The winning paper compares various designs of autonomous driving frameworks, and argues in (c.3) that a desirable system should be planning-oriented and properly organize preceding tasks to facilitate planning.

Prof. Wang Xiaogang, Co-founder, Chief Scientist and President of Intelligent Automotive Group at SenseTime, said, “UniAD is the industry's first end-to-end autonomous driving foundation model that unites all nodes from perception and decision-making as a whole, leading to significant improvements in overall system performance and representing the forthcoming development trend of autonomous driving.”

With extensive ablations, the effectiveness of using the UniAD is proven by substantially outperforming previous state-of-the-arts (SOTA) in all aspects. For example, multi-object tracking accuracy exceeds SOTA by 20%, online mapping accuracy in lanes is increased by 30%, motion forecasting error is decreased by 38%, and planning error is reduced by 28%.

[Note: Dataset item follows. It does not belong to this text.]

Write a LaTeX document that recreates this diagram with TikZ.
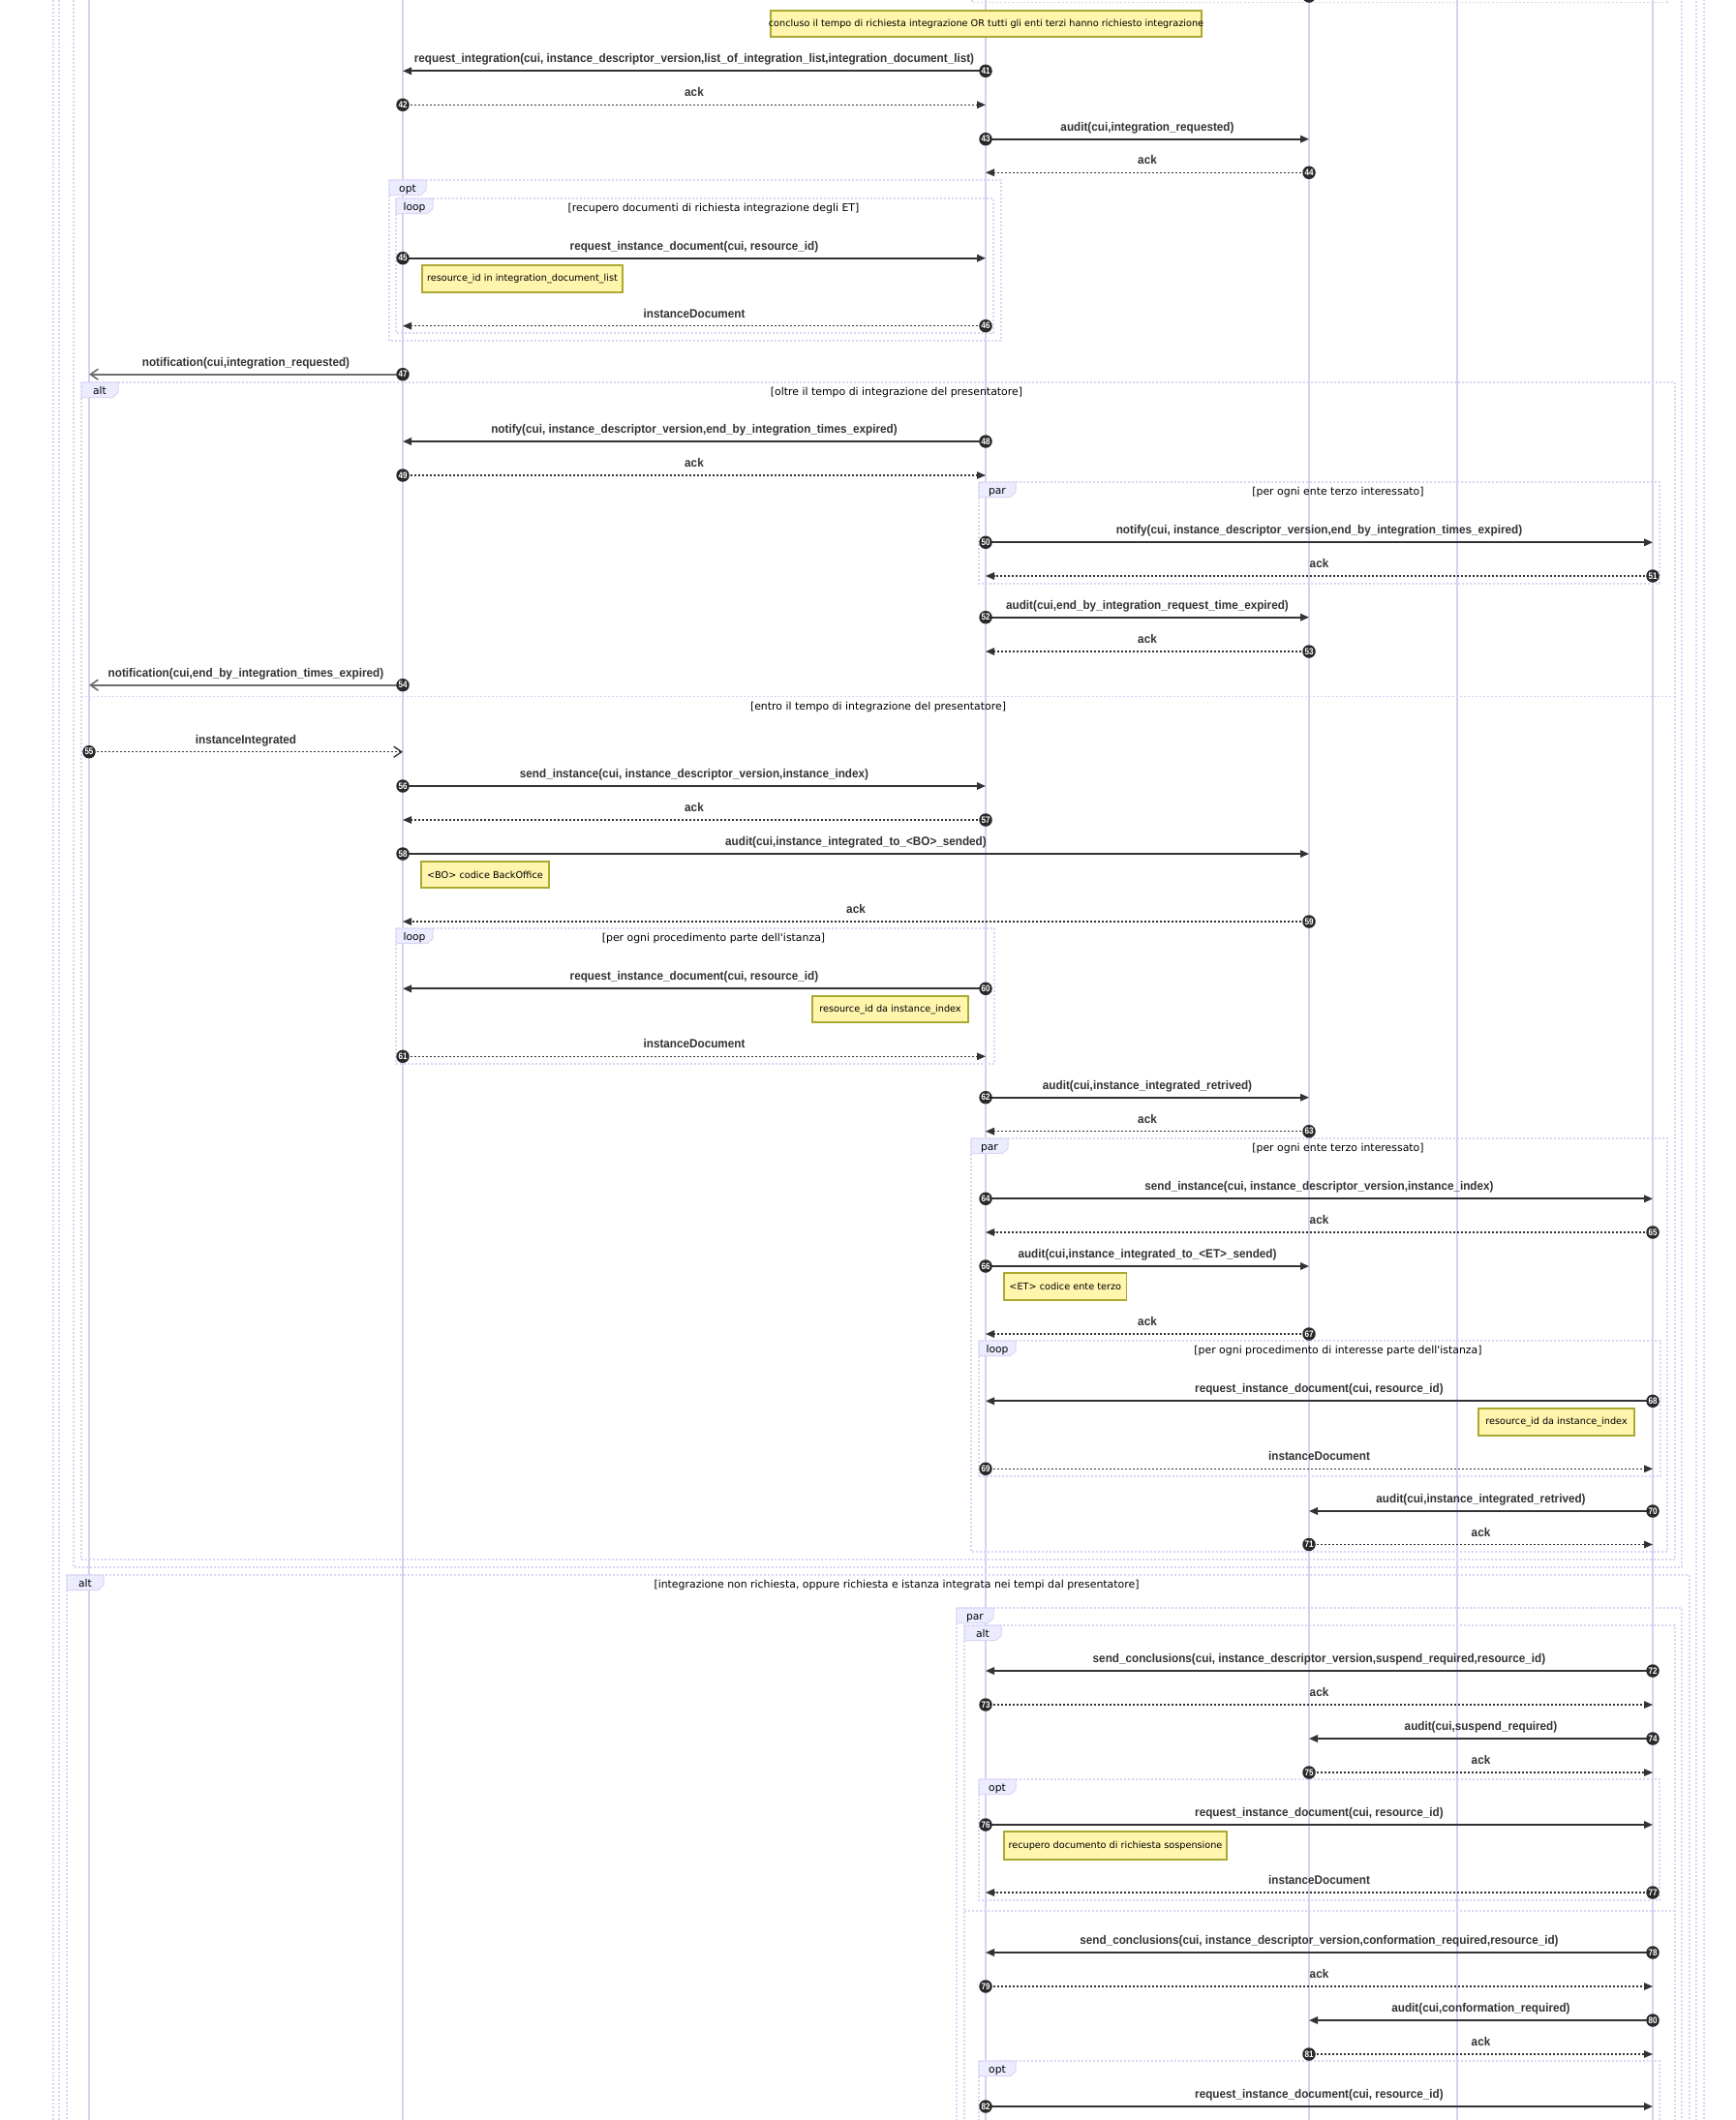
\documentclass[tikz,border=0pt]{standalone}
\usepackage{fontspec}
\usetikzlibrary{calc,arrows.meta}
\newfontfamily\msgfont{Liberation Sans}[FakeStretch=0.93]
\newfontfamily\numfont{Liberation Sans}[FakeStretch=0.85]
\newfontfamily\labelfont{DejaVu Sans}

\definecolor{lifeln}{HTML}{DACEF3}
\definecolor{framecol}{HTML}{DCD4F4}
\definecolor{kwfill}{HTML}{ECECFF}
\definecolor{notefill}{HTML}{FFF5AD}
\definecolor{notedraw}{HTML}{AAAA33}
\definecolor{msgcol}{HTML}{333333}
\definecolor{notifcol}{HTML}{6E6E6E}

\tikzset{
  lifeline/.style={draw=lifeln, line width=1.5pt},
  frameline/.style={draw=framecol, line width=1.2pt, dash pattern=on 2pt off 2pt},
  lblbox/.style={fill=kwfill, draw=framecol, line width=1pt},
  framekw/.style={font=\labelfont\fontsize{10.7}{12}\selectfont, anchor=base, inner sep=0pt, text=black},
  condtext/.style={font=\labelfont\fontsize{10.9}{12}\selectfont, anchor=base, inner sep=0pt, text=black},
  msgtext/.style={font=\msgfont\bfseries\fontsize{12.6}{14}\selectfont, anchor=base, inner sep=0pt, text=msgcol},
  seqnum/.style={circle, fill=msgcol!80!black, inner sep=0pt, minimum size=13.5pt, text=white,
    font=\numfont\bfseries\fontsize{9.5}{9.5}\selectfont},
  syncmsg/.style={draw=msgcol, line width=1.8pt, -{Triangle[length=9pt,width=7.5pt]}},
  replymsg/.style={draw=msgcol, line width=1.2pt, dash pattern=on 2pt off 2pt, -{Triangle[length=9pt,width=7.5pt]}},
  notifmsg/.style={draw=notifcol, line width=2.4pt, -{Straight Barb[length=8pt,width=11pt,line width=1.6pt]}},
  asyncreply/.style={draw=msgcol, line width=1.2pt, dash pattern=on 2pt off 2pt, -{Straight Barb[length=8pt,width=11pt,line width=1.4pt]}},
  notebox/.style={fill=notefill, draw=notedraw, line width=1.3pt},
  notetext/.style={font=\labelfont\fontsize{9.7}{11}\selectfont, inner sep=0pt, text=black},
}

% message: number, from lifeline, to lifeline, y, style, label
\newcommand\seqmsg[6]{%
  \coordinate (a#1) at (#2-top |- 0,#4);
  \coordinate (b#1) at (#3-top |- 0,#4);
  \draw[#5] (a#1) -- (b#1);
  \node[seqnum] (n#1) at (a#1) {#1};
  \node[msgtext] (t#1) at ($(a#1)!0.5!(b#1)+(0,-8.5)$) {#6};
}
% combined fragment: name, left, top, right, bottom, keyword
\newcommand\seqblock[6]{%
  \draw[frameline] (#2,#3) rectangle (#4,#5);
  \filldraw[lblbox] (#2,#3) -- ++(38,0) -- ++(0,10.5) -- ++(-5.5,5) -- ++(-32.5,0) -- cycle;
  \node[framekw] (#1) at (#2+19,#3+12.5) {#6};
}
% note: name, x1, y1, x2, y2, text
\newcommand\addnote[6]{%
  \draw[notebox] (#2,#3) rectangle (#4,#5);
  \node[notetext] (#1) at ($(#2,#3)!0.5!(#4,#5)$) {#6};
}

\begin{document}
\begin{tikzpicture}[x=1pt,y=-1pt]
\useasboundingbox (0,0) rectangle (1793,2190);
\fill[white] (0,0) rectangle (1793,2190);
\clip (0,0) rectangle (1793,2190);

% lifelines
\foreach \n/\x in {1/92,2/416,3/1018,4/1352,5/1505,6/1707} {
  \coordinate (L\n-top) at (\x,-10);
  \coordinate (L\n-bot) at (\x,2200);
  \draw[lifeline] (L\n-top) -- (L\n-bot);
}

% enclosing fragments that start above
\draw[frameline] (55,-20) rectangle (1760,2300);
\draw[frameline] (61,-20) rectangle (1752,2300);
\draw[frameline] (76,-20) rectangle (1737,1619);
\draw[frameline] (1004,-20) rectangle (1722,2.7);
\node[seqnum] (n40) at (L4-top |- 0,-4) {};

% fragments
\seqblock{opt1}{402}{186}{1034}{352}{opt}
\seqblock{loop1}{409}{205}{1026}{344}{loop}
\node[condtext] (c1) at (737,218) {[recupero documenti di richiesta integrazione degli ET]};

\seqblock{alt1}{84}{395}{1730}{1611}{alt}
\node[condtext] (c2) at (926,408) {[oltre il tempo di integrazione del presentatore]};
\draw[frameline] (84,719.3) -- (1730,719.3);
\node[condtext] (c3) at (907,733) {[entro il tempo di integrazione del presentatore]};

\seqblock{par1}{1011}{498}{1714}{603}{par}
\node[condtext] (c4) at (1382,511.5) {[per ogni ente terzo interessato]};

\seqblock{loop2}{409}{959}{1027}{1099}{loop}
\node[condtext] (c5) at (737,972.5) {[per ogni procedimento parte dell'istanza]};

\seqblock{par2}{1003}{1176}{1722}{1603}{par}
\node[condtext] (c6) at (1382,1189.5) {[per ogni ente terzo interessato]};

\seqblock{loop3}{1011}{1385}{1715}{1525}{loop}
\node[condtext] (c7) at (1382,1398.5) {[per ogni procedimento di interesse parte dell'istanza]};

\seqblock{alt2}{69}{1627}{1745}{2300}{alt}
\node[condtext] (c8) at (926,1640) {[integrazione non richiesta, oppure richiesta e istanza integrata nei tempi dal presentatore]};

\seqblock{par3}{988}{1661}{1737}{2300}{par}
\seqblock{alt3}{996}{1679}{1730}{2300}{alt}
\draw[frameline] (996,1974) -- (1730,1974);
\seqblock{opt2}{1011}{1838}{1714}{1963}{opt}
\seqblock{opt3}{1011}{2129}{1714}{2300}{opt}

% messages
\seqmsg{41}{L3}{L2}{73.3}{syncmsg}{request\_integration(cui, instance\_descriptor\_version,list\_of\_integration\_list,integration\_document\_list)}
\seqmsg{42}{L2}{L3}{108.3}{replymsg}{ack}
\seqmsg{43}{L3}{L4}{143.7}{syncmsg}{audit(cui,integration\_requested)}
\seqmsg{44}{L4}{L3}{178.3}{replymsg}{ack}
\seqmsg{45}{L2}{L3}{266.7}{syncmsg}{request\_instance\_document(cui, resource\_id)}
\seqmsg{46}{L3}{L2}{336.7}{replymsg}{instanceDocument}
\seqmsg{47}{L2}{L1}{386.7}{notifmsg}{notification(cui,integration\_requested)}
\seqmsg{48}{L3}{L2}{456}{syncmsg}{notify(cui, instance\_descriptor\_version,end\_by\_integration\_times\_expired)}
\seqmsg{49}{L2}{L3}{491}{replymsg}{ack}
\seqmsg{50}{L3}{L6}{560.3}{syncmsg}{notify(cui, instance\_descriptor\_version,end\_by\_integration\_times\_expired)}
\seqmsg{51}{L6}{L3}{595}{replymsg}{ack}
\seqmsg{52}{L3}{L4}{637.7}{syncmsg}{audit(cui,end\_by\_integration\_request\_time\_expired)}
\seqmsg{53}{L4}{L3}{673}{replymsg}{ack}
\seqmsg{54}{L2}{L1}{707.7}{notifmsg}{notification(cui,end\_by\_integration\_times\_expired)}
\seqmsg{55}{L1}{L2}{776.7}{asyncreply}{instanceIntegrated}
\seqmsg{56}{L2}{L3}{812}{syncmsg}{send\_instance(cui, instance\_descriptor\_version,instance\_index)}
\seqmsg{57}{L3}{L2}{847}{replymsg}{ack}
\seqmsg{58}{L2}{L4}{882}{syncmsg}{audit(cui,instance\_integrated\_to\_<BO>\_sended)}
\seqmsg{59}{L4}{L2}{952}{replymsg}{ack}
\seqmsg{60}{L3}{L2}{1021.3}{syncmsg}{request\_instance\_document(cui, resource\_id)}
\seqmsg{61}{L2}{L3}{1091.3}{replymsg}{instanceDocument}
\seqmsg{62}{L3}{L4}{1133.7}{syncmsg}{audit(cui,instance\_integrated\_retrived)}
\seqmsg{63}{L4}{L3}{1168.7}{replymsg}{ack}
\seqmsg{64}{L3}{L6}{1238.3}{syncmsg}{send\_instance(cui, instance\_descriptor\_version,instance\_index)}
\seqmsg{65}{L6}{L3}{1273}{replymsg}{ack}
\seqmsg{66}{L3}{L4}{1308}{syncmsg}{audit(cui,instance\_integrated\_to\_<ET>\_sended)}
\seqmsg{67}{L4}{L3}{1378}{replymsg}{ack}
\seqmsg{68}{L6}{L3}{1447.3}{syncmsg}{request\_instance\_document(cui, resource\_id)}
\seqmsg{69}{L3}{L6}{1517.3}{replymsg}{instanceDocument}
\seqmsg{70}{L6}{L4}{1561}{syncmsg}{audit(cui,instance\_integrated\_retrived)}
\seqmsg{71}{L4}{L6}{1595.5}{replymsg}{ack}
\seqmsg{72}{L6}{L3}{1726}{syncmsg}{send\_conclusions(cui, instance\_descriptor\_version,suspend\_required,resource\_id)}
\seqmsg{73}{L3}{L6}{1761}{replymsg}{ack}
\seqmsg{74}{L6}{L4}{1796}{syncmsg}{audit(cui,suspend\_required)}
\seqmsg{75}{L4}{L6}{1831}{replymsg}{ack}
\seqmsg{76}{L3}{L6}{1885}{syncmsg}{request\_instance\_document(cui, resource\_id)}
\seqmsg{77}{L6}{L3}{1955}{replymsg}{instanceDocument}
\seqmsg{78}{L6}{L3}{2017}{syncmsg}{send\_conclusions(cui, instance\_descriptor\_version,conformation\_required,resource\_id)}
\seqmsg{79}{L3}{L6}{2052}{replymsg}{ack}
\seqmsg{80}{L6}{L4}{2087}{syncmsg}{audit(cui,conformation\_required)}
\seqmsg{81}{L4}{L6}{2122}{replymsg}{ack}
\seqmsg{82}{L3}{L6}{2176}{syncmsg}{request\_instance\_document(cui, resource\_id)}

% notes
\addnote{nt1}{796}{11}{1241}{38}{concluso il tempo di richiesta integrazione OR tutti gli enti terzi hanno richiesto integrazione}
\addnote{nt2}{436}{274}{643}{302}{resource\_id in integration\_document\_list}
\addnote{nt3}{435}{890}{567}{917}{<BO> codice BackOffice}
\addnote{nt4}{839}{1029}{1000}{1056}{resource\_id da instance\_index}
\addnote{nt5}{1037}{1315}{1163.5}{1343}{<ET> codice ente terzo}
\addnote{nt6}{1527}{1455}{1688}{1483}{resource\_id da instance\_index}
\addnote{nt7}{1037}{1892}{1267}{1921}{recupero documento di richiesta sospensione}
\end{tikzpicture}
\end{document}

Award candidate paper: Accelerating realistic 3D content generation in the Age of AIGC

Apart from autonomous driving, the perception, understanding, reconstruction, and generation of real 3D objects is a consistently prominent issue in the field of computer vision. The award candidate paper titled “OmniObject3D: Large-Vocabulary 3D Object Dataset for Realistic Perception, Reconstruction and Generation” presents the OmniObject3D large vocabulary 3D object dataset, a large-scale collection of 6,000 high-quality real-scanned 3D objects in around 200 daily categories. Each 3D object is captured with both 2D and 3D sensors, allowing for high-quality object scans with precise shapes and realistic appearances. The resulting data includes textured meshes, point clouds, multi-view rendered images, and multiple real-captured videos.

OmniObject3D is currently the largest real-world 3D scanned model dataset in academia and provides vast opportunities for future 3D vision research. Researchers have explored its robustness and generalization of various academic tasks such as point cloud recognition, neural rendering, surface reconstruction, and 3D generation using this dataset, validating its open application prospects from perception to generation fields. With its high-quality scans, OmniObject3D is expected to play a crucial role in promoting realistic 3D generation in the AIGC era.

Moreover, SenseTime has made significant progress in various fields such as semi-supervised object detection, 3D GAN inversion framework, diffusion models, and more, which can be widely applied to content generation, 3D reconstruction, and other scenarios.

Leading Research Innovation with AI Infrastructure + Large Models

SenseTime's position as a leader in cutting-edge innovation is reinforced by investments in its AI infrastructure SenseCore and the development large models, combined with its commitment to collaborative innovation between industry, academia, and research.

“Large models are poised to revolutionize AI with their strong generalization capabilities, supported by large computing power and big data. They offer tremendous potential to understand, learn and apply knowledge in a vast array of fields, ” said Prof. Wang Xiaogang. “This will not only broaden our research horizons, but also stimulate a new round of innovation.”

Since the release of the “SenseNova” foundation model sets in early April, SenseTime has made significant progress in the development of large model, achieving breakthroughs in areas such as weather forecasting, remote sensing interpretation, and decision-making in open environments.

SenseTime looks forward to embracing and exploring major innovations brought by large models together with all sectors of industry, academia, and research, paving new directions and pathways for the forefront exploration of AI.